Eritrea: 10 Most Censored Countries

Eritrea is the world's most-censored country, according to a list compiled by the Committee to Protect Journalists. Rounding out the top 10 are North Korea, Turkmenistan, Saudi Arabia, China, Vietnam, Iran, Equatorial Guinea, Belarus and Cuba.

Repressive governments use sophisticated digital censorship and surveillance alongside more traditional methods to silence independent media. A special report by the Committee to Protect Journalists.

Eritrea is the world's most censored country, according to a list compiled by the Committee to Protect Journalists. The list is based on CPJ's research into the use of tactics ranging from imprisonment and repressive laws to surveillance of journalists and restrictions on internet and social media access.

Under Article 19 of the Universal Declaration of Human Rights, everyone has the right to seek and receive news and express opinions. These 10 countries flout the international standard by banning or severely restricting independent media and intimidating journalists into silence with imprisonment, digital and physical surveillance, and other forms of harassment. Self-censorship is pervasive.

In the top three countries--Eritrea, North Korea, and Turkmenistan--the media serves as a mouthpiece of the state, and any independent journalism is conducted from exile. The few foreign journalists permitted to enter are closely monitored.
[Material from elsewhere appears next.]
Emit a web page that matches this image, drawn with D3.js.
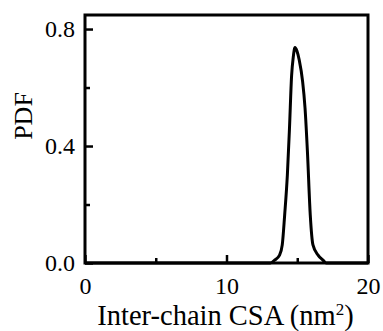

Other countries on the list use a combination of blunt tactics like harassment and arbitrary detention as well as sophisticated surveillance and targeted hacking to silence the independent press. Saudi Arabia, China, Vietnam, and Iran are especially adept at practicing these two brands of censorship: jailing and harassing journalists and their families, while also engaging in digital monitoring and censorship of the internet and social media.

The list addresses only those countries where the government tightly controls the media. The conditions for journalists and press freedom in states such as Syria, Yemen, and Somalia are also extremely difficult, but not necessarily attributable solely to government censorship. Rather, factors like violent conflict, insufficient infrastructure, and the role of non-state actors create conditions that are dangerous for the press.